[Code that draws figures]
╭──

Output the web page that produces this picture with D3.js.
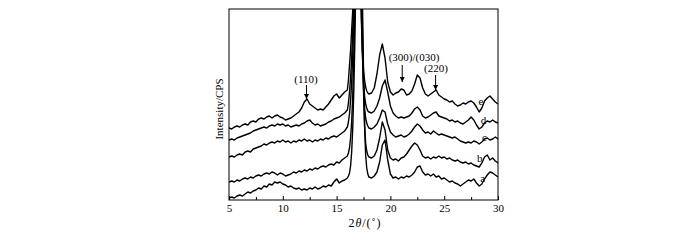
<!DOCTYPE html>
<html>
<head>
<meta charset="utf-8">
<script src="https://cdn.jsdelivr.net/npm/d3@7/dist/d3.min.js"></script>
<style>
    body { margin: 0; background: #fff; }
    text { font-family: "Liberation Serif", "Times New Roman", serif; fill: #000; }
</style>
</head>
<body>
<div id="center"></div>
<script>
// 2theta sampling: 0.25 deg steps, 0.1 deg around the main reflection (16-18 deg)
const thetaGrid = [].concat(
    d3.range(44).map(function (i) { return 5 + i * 0.25; }),
    d3.range(21).map(function (i) { return 16 + i * 0.1; }),
    d3.range(48).map(function (i) { return 18.25 + i * 0.25; })
);

// intensity (a.u., stacked offset as plotted)
const curveA = [2, 3, 2, 4, 5, 4, 6, 8, 7, 9,
    10, 12, 11, 14, 13, 16, 15, 18, 17, 18,
    16, 15, 13, 14, 12, 11, 12, 10, 11, 10,
    12, 11, 13, 11, 12, 14, 13, 15, 14, 18,
    21, 17, 19, 20,
    22, 24, 27, 34, 48, 72, 110, 160, 230, 500,
    500, 500, 400, 280, 200, 130, 75, 45, 32, 26, 23,
    22, 24, 28, 38, 55, 60, 40,
    26, 22, 23, 21, 23, 22, 24, 23, 25, 28,
    33, 34, 28, 25, 26, 24, 26, 23, 24, 21,
    22, 20, 18, 19, 17, 16, 14, 16, 18, 20,
    19, 21, 17, 14, 16, 21, 25, 28, 27, 25, 23];
const curveB = [18, 19, 18, 20, 19, 21, 22, 21, 23, 22,
    24, 25, 24, 26, 27, 26, 28, 27, 25, 27,
    26, 24, 25, 26, 28, 27, 29, 28, 30, 29,
    31, 30, 32, 31, 33, 34, 33, 35, 36, 35,
    38, 37, 40, 42,
    44, 47, 52, 62, 78, 105, 145, 190, 280, 500,
    500, 500, 350, 240, 170, 110, 75, 57, 49, 45, 43,
    42, 44, 50, 62, 78, 70, 50,
    42, 40, 41, 39, 42, 43, 46, 50, 54, 57,
    55, 50, 44, 42, 43, 41, 43, 42, 44, 42,
    43, 41, 42, 40, 39, 40, 38, 37, 38, 36,
    37, 35, 34, 33, 37, 43, 45, 40, 42, 39, 37];
const curveC = [43, 44, 43, 45, 46, 45, 48, 49, 48, 51,
    52, 53, 54, 56, 55, 57, 58, 57, 59, 58,
    60, 58, 59, 57, 59, 58, 60, 59, 61, 59,
    60, 58, 60, 59, 61, 60, 62, 61, 63, 64,
    63, 65, 67, 69,
    73, 78, 86, 100, 118, 145, 180, 260, 500, 500,
    500, 450, 300, 210, 150, 112, 92, 82, 77, 74, 72,
    71, 73, 76, 82, 90, 88, 76,
    68, 65, 63, 64, 65, 63, 64, 66, 69, 73,
    76, 74, 70, 67, 68, 66, 69, 67, 65, 66,
    65, 64, 63, 62, 63, 61, 59, 58, 57, 58,
    57, 59, 58, 56, 58, 61, 62, 60, 61, 63, 61];
const curveD = [60, 61, 60, 62, 63, 64, 65, 66, 67, 69,
    70, 71, 72, 73, 72, 74, 75, 74, 76, 75,
    76, 74, 75, 73, 74, 75, 74, 76, 77, 79,
    80, 77, 75, 76, 74, 75, 76, 78, 79, 81,
    82, 83, 85, 87,
    90, 97, 108, 122, 142, 170, 200, 300, 500, 500,
    500, 400, 260, 190, 145, 118, 104, 96, 92, 89, 88,
    87, 89, 94, 102, 114, 120, 108,
    94, 87, 84, 82, 83, 82, 83, 84, 87, 91,
    93, 90, 84, 82, 83, 85, 87, 88, 84, 83,
    82, 81, 79, 80, 78, 79, 77, 76, 78, 80,
    83, 80, 75, 71, 73, 77, 79, 78, 80, 78, 77];
const curveE = [72, 71, 73, 74, 73, 75, 76, 75, 78, 79,
    78, 81, 82, 81, 83, 84, 82, 84, 85, 83,
    82, 80, 81, 82, 84, 86, 88, 92, 98, 101,
    96, 94, 92, 90, 91, 90, 93, 96, 100, 104,
    106, 102, 105, 108,
    110, 120, 135, 150, 170, 190, 240, 350, 500, 500,
    500, 350, 230, 180, 150, 130, 120, 113, 109, 107, 106,
    107, 112, 126, 145, 156, 142, 118,
    108, 105, 107, 108, 111, 110, 105, 106, 109, 116,
    125, 122, 112, 106, 104, 106, 108, 110, 105, 103,
    101, 100, 98, 99, 96, 94, 95, 97, 96, 98,
    99, 97, 93, 88, 92, 99, 102, 104, 101, 98, 96];

const curves = [curveA, curveB, curveC, curveD, curveE];
const curveNames = ["a", "b", "c", "d", "e"];
const nameTheta = [28.57, 28.3, 28.75, 28.66, 28.42];
const nameLevel = [18, 38, 59, 76, 95];

const majorTicks = [5, 10, 15, 20, 25, 30];
const minorTicks = [7.5, 12.5, 17.5, 22.5, 27.5];

const peakNames = ["(110)", "(300)/(030)", "(220)"];
const peakTheta = [12.2, 21.1, 24.2];
const peakTextTheta = [12.16, 22.2, 24.24];
const peakTip = [101, 118, 110];
const peakTail = [115, 135, 125];
const peakTextLevel = [117, 139, 128];

let width = 700, height = 240;
const svg = d3.select("#center").append("svg")
    .attr("width", width)
    .attr("height", height);

let plotLeft = 229, plotRight = 498, plotTop = 9, plotBottom = 200;
let xlinear = d3.scaleLinear().domain([5, 30]).range([plotLeft, plotRight]);
let ylinear = d3.scaleLinear().domain([0, 191]).range([plotBottom, plotTop]);

svg.append("clipPath").attr("id", "plot")
    .append("rect")
    .attr("x", plotLeft).attr("y", plotTop)
    .attr("width", plotRight - plotLeft).attr("height", plotBottom - plotTop);

let line = d3.line()
    .x(function (d, i) { return xlinear(thetaGrid[i]); })
    .y(function (d) { return ylinear(d); });

svg.append("g")
    .attr("clip-path", "url(#plot)")
    .selectAll("path")
    .data(curves)
    .enter()
    .append("path")
    .attr("d", line)
    .attr("fill", "none")
    .attr("stroke", "#000")
    .attr("stroke-width", 1.4)
    .attr("stroke-linejoin", "round");

// curve names
svg.selectAll(".cname")
    .data(curveNames)
    .enter()
    .append("text")
    .attr("class", "cname")
    .attr("x", function (d, i) { return xlinear(nameTheta[i]); })
    .attr("y", function (d, i) { return ylinear(nameLevel[i]); })
    .attr("text-anchor", "middle")
    .style("font-size", "11px")
    .text(function (d) { return d; });

// peak arrows
svg.append("defs").append("marker")
    .attr("id", "head")
    .attr("viewBox", "0 0 10 10")
    .attr("refX", 10).attr("refY", 5)
    .attr("markerWidth", 5).attr("markerHeight", 5)
    .attr("markerUnits", "userSpaceOnUse")
    .attr("orient", "auto")
    .append("path")
    .attr("d", "M0,0L10,5L0,10Z")
    .attr("fill", "#000");

let peaks = svg.append("g");
peaks.selectAll("line")
    .data(peakNames)
    .enter()
    .append("line")
    .attr("x1", function (d, i) { return xlinear(peakTheta[i]); })
    .attr("x2", function (d, i) { return xlinear(peakTheta[i]); })
    .attr("y1", function (d, i) { return ylinear(peakTail[i]); })
    .attr("y2", function (d, i) { return ylinear(peakTip[i]); })
    .attr("stroke", "#000")
    .attr("stroke-width", 1)
    .attr("marker-end", "url(#head)");
peaks.selectAll("text")
    .data(peakNames)
    .enter()
    .append("text")
    .attr("x", function (d, i) { return xlinear(peakTextTheta[i]); })
    .attr("y", function (d, i) { return ylinear(peakTextLevel[i]); })
    .attr("text-anchor", "middle")
    .style("font-size", "11px")
    .text(function (d) { return d; });

// axes
let axisX = d3.axisBottom(xlinear).tickValues(majorTicks)
    .tickSize(-4).tickSizeOuter(0).tickPadding(4);
let gx = svg.append("g")
    .attr("transform", "translate(0," + plotBottom + ")")
    .call(axisX);
gx.select(".domain").remove();
gx.selectAll("text").style("font-size", "11px")
    .style("font-family", "'Liberation Serif', serif");

let minorX = d3.axisBottom(xlinear).tickValues(minorTicks)
    .tickSize(-3).tickSizeOuter(0).tickFormat("");
let gm = svg.append("g")
    .attr("transform", "translate(0," + plotBottom + ")")
    .call(minorX);
gm.select(".domain").remove();

svg.append("rect")
    .attr("x", plotLeft).attr("y", plotTop)
    .attr("width", plotRight - plotLeft).attr("height", plotBottom - plotTop)
    .attr("fill", "none")
    .attr("stroke", "#000")
    .attr("stroke-width", 1);

// axis titles
let xt = svg.append("text")
    .attr("x", 365).attr("y", 227)
    .attr("text-anchor", "middle")
    .style("font-size", "12px")
    .style("letter-spacing", "1px");
xt.append("tspan").text("2");
xt.append("tspan").style("font-style", "italic").text("θ");
xt.append("tspan").text("/(˚)");

svg.append("text")
    .attr("transform", "translate(223,109) rotate(-90)")
    .attr("text-anchor", "middle")
    .style("font-size", "11px")
    .text("Intensity/CPS");
</script>
</body>
</html>
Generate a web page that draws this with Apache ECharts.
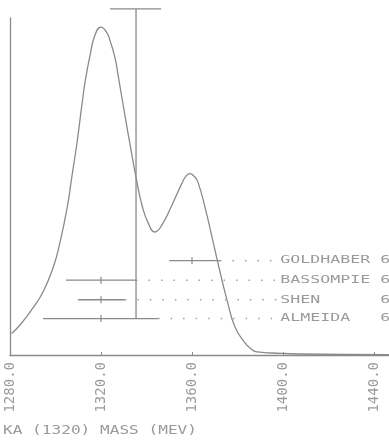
<!DOCTYPE html>
<html>
<head>
<meta charset="utf-8">
<script src="https://cdn.jsdelivr.net/npm/echarts@6/dist/echarts.min.js"></script>
<style>html,body{margin:0;padding:0;background:#fff}#c{width:389px;height:445px}</style>
</head>
<body>
<div id="c"></div>
<script>
// ---- data ----
const xTicks = [1280, 1320, 1360, 1400, 1440];
const curveMass = [1280.7, 1284.4, 1290.1, 1294.5, 1298.9, 1302.0, 1305.1, 1307.3, 1309.5, 1311.6, 1313.0, 1315.2, 1317.4, 1320.0, 1322.6, 1324.0, 1326.2, 1327.5, 1330.5, 1333.6, 1335.8, 1338.0, 1340.7, 1343.7, 1346.8, 1351.2, 1355.6, 1357.3, 1359.1, 1361.0, 1362.6, 1365.7, 1368.8, 1371.4, 1375.4, 1378.9, 1383.3, 1386.0, 1388.6, 1395.6, 1407.5, 1446.6];
const curveVal  = [6.4, 8.9, 14.0, 18.7, 25.8, 33.5, 43.6, 53.4, 63.2, 74.2, 81.0, 89.0, 95.0, 97.3, 95.6, 93.2, 88.1, 83.1, 71.2, 59.3, 51.3, 44.5, 39.2, 36.5, 38.6, 44.5, 51.0, 53.0, 53.8, 53.0, 51.3, 43.9, 35.0, 27.3, 16.3, 8.3, 3.6, 1.8, 0.9, 0.6, 0.3, 0.1];
const expNames  = ['GOLDHABER 6', 'BASSOMPIE 6', 'SHEN      6', 'ALMEIDA   6'];
const expCenter = [1360.0, 1320.0, 1320.0, 1320.0];
const expLow    = [1350.0, 1304.6, 1309.9, 1294.5];
const expHigh   = [1372.3, 1335.4, 1330.5, 1345.1];
const expRow    = [28.0, 22.2, 16.4, 10.8];
const labelMass = 1397.5;
const barMass = 1335.4, barBottom = 10.8, barTop = 102.7;
const capLow = 1324.0, capHigh = 1346.4;
const xTitle = 'KA (1320) MASS (MEV)';

const GRAY = '#8a8a8a', TXT = '#9a9a9a';
const FONT = 'DejaVu Sans Mono';

const chart = echarts.init(document.getElementById('c'), null, {renderer: 'canvas'});
const series = [];
series.push({
  type: 'line', smooth: 0.5, showSymbol: false, silent: true,
  data: curveMass.map((m, i) => [m, curveVal[i]]),
  lineStyle: {color: GRAY, width: 1.3}
});
series.push({
  type: 'line', showSymbol: false, clip: false, silent: true,
  data: [[barMass, barBottom], [barMass, barTop]],
  lineStyle: {color: GRAY, width: 1.3}
});
series.push({
  type: 'line', showSymbol: false, clip: false, silent: true,
  data: [[capLow, barTop], [capHigh, barTop]],
  lineStyle: {color: GRAY, width: 1.3}
});
expNames.forEach((n, i) => {
  series.push({
    type: 'line', showSymbol: false, silent: true,
    data: [[expLow[i], expRow[i]], [expHigh[i], expRow[i]]],
    lineStyle: {color: GRAY, width: 1.3}
  });
  series.push({
    type: 'line', showSymbol: false, silent: true,
    data: [[expHigh[i], expRow[i]], [labelMass, expRow[i]]],
    lineStyle: {color: '#a0a0a0', width: 1.5, type: [1.5, 11]}
  });
});
series.push({
  type: 'scatter', silent: true, symbol: 'rect', symbolSize: [1.5, 7],
  data: expCenter.map((m, i) => [m, expRow[i]]),
  itemStyle: {color: GRAY}
});

chart.setOption({
  animation: false,
  backgroundColor: '#fff',
  grid: {left: 10, right: 0, top: 18, bottom: 90, containLabel: false},
  xAxis: {
    type: 'value', min: 1280, max: 1446.6, interval: 40,
    axisLine: {show: true, lineStyle: {color: GRAY, width: 1.3}},
    axisTick: {show: true, inside: true, length: 3, lineStyle: {color: GRAY}},
    splitLine: {show: false},
    axisLabel: {
      rotate: 90, margin: 7, showMaxLabel: false,
      color: TXT, fontFamily: FONT, fontSize: 14,
      formatter: v => v.toFixed(1)
    }
  },
  yAxis: {
    type: 'value', min: 0, max: 100,
    axisLine: {show: true, lineStyle: {color: GRAY, width: 1.3}},
    axisTick: {show: false}, axisLabel: {show: false}, splitLine: {show: false}
  },
  series: series
});

// Text labels placed through the chart's own scales
const fsR = 11, pitchR = 10;
const graphics = expNames.map((n, i) => {
  const p = chart.convertToPixel({gridIndex: 0}, [labelMass, expRow[i]]);
  return {
    type: 'text', x: p[0] + 3, y: p[1], scaleX: pitchR / (0.602 * fsR), scaleY: 1,
    style: {text: n, fill: TXT, font: fsR + 'px "' + FONT + '"', verticalAlign: 'middle'}
  };
});
const fsT = 12.5;
graphics.push({
  type: 'text', x: 3, y: 431, scaleX: 9.7 / (0.602 * fsT),
  style: {text: xTitle, fill: TXT, font: fsT + 'px "' + FONT + '"', verticalAlign: 'middle'}
});
chart.setOption({graphic: graphics});
</script>
</body>
</html>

╰──

## Requirement
Within the entries above, give again exactly the lines starting at the one that contains "Generate a web" and ending at the one that contains "const FONT = 'DejaVu Sans Mono';", leaving out the pictures.

## In response
Generate a web page that draws this with Apache ECharts.
<!DOCTYPE html>
<html>
<head>
<meta charset="utf-8">
<script src="https://cdn.jsdelivr.net/npm/echarts@6/dist/echarts.min.js"></script>
<style>html,body{margin:0;padding:0;background:#fff}#c{width:389px;height:445px}</style>
</head>
<body>
<div id="c"></div>
<script>
// ---- data ----
const xTicks = [1280, 1320, 1360, 1400, 1440];
const curveMass = [1280.7, 1284.4, 1290.1, 1294.5, 1298.9, 1302.0, 1305.1, 1307.3, 1309.5, 1311.6, 1313.0, 1315.2, 1317.4, 1320.0, 1322.6, 1324.0, 1326.2, 1327.5, 1330.5, 1333.6, 1335.8, 1338.0, 1340.7, 1343.7, 1346.8, 1351.2, 1355.6, 1357.3, 1359.1, 1361.0, 1362.6, 1365.7, 1368.8, 1371.4, 1375.4, 1378.9, 1383.3, 1386.0, 1388.6, 1395.6, 1407.5, 1446.6];
const curveVal  = [6.4, 8.9, 14.0, 18.7, 25.8, 33.5, 43.6, 53.4, 63.2, 74.2, 81.0, 89.0, 95.0, 97.3, 95.6, 93.2, 88.1, 83.1, 71.2, 59.3, 51.3, 44.5, 39.2, 36.5, 38.6, 44.5, 51.0, 53.0, 53.8, 53.0, 51.3, 43.9, 35.0, 27.3, 16.3, 8.3, 3.6, 1.8, 0.9, 0.6, 0.3, 0.1];
const expNames  = ['GOLDHABER 6', 'BASSOMPIE 6', 'SHEN      6', 'ALMEIDA   6'];
const expCenter = [1360.0, 1320.0, 1320.0, 1320.0];
const expLow    = [1350.0, 1304.6, 1309.9, 1294.5];
const expHigh   = [1372.3, 1335.4, 1330.5, 1345.1];
const expRow    = [28.0, 22.2, 16.4, 10.8];
const labelMass = 1397.5;
const barMass = 1335.4, barBottom = 10.8, barTop = 102.7;
const capLow = 1324.0, capHigh = 1346.4;
const xTitle = 'KA (1320) MASS (MEV)';

const GRAY = '#8a8a8a', TXT = '#9a9a9a';
const FONT = 'DejaVu Sans Mono';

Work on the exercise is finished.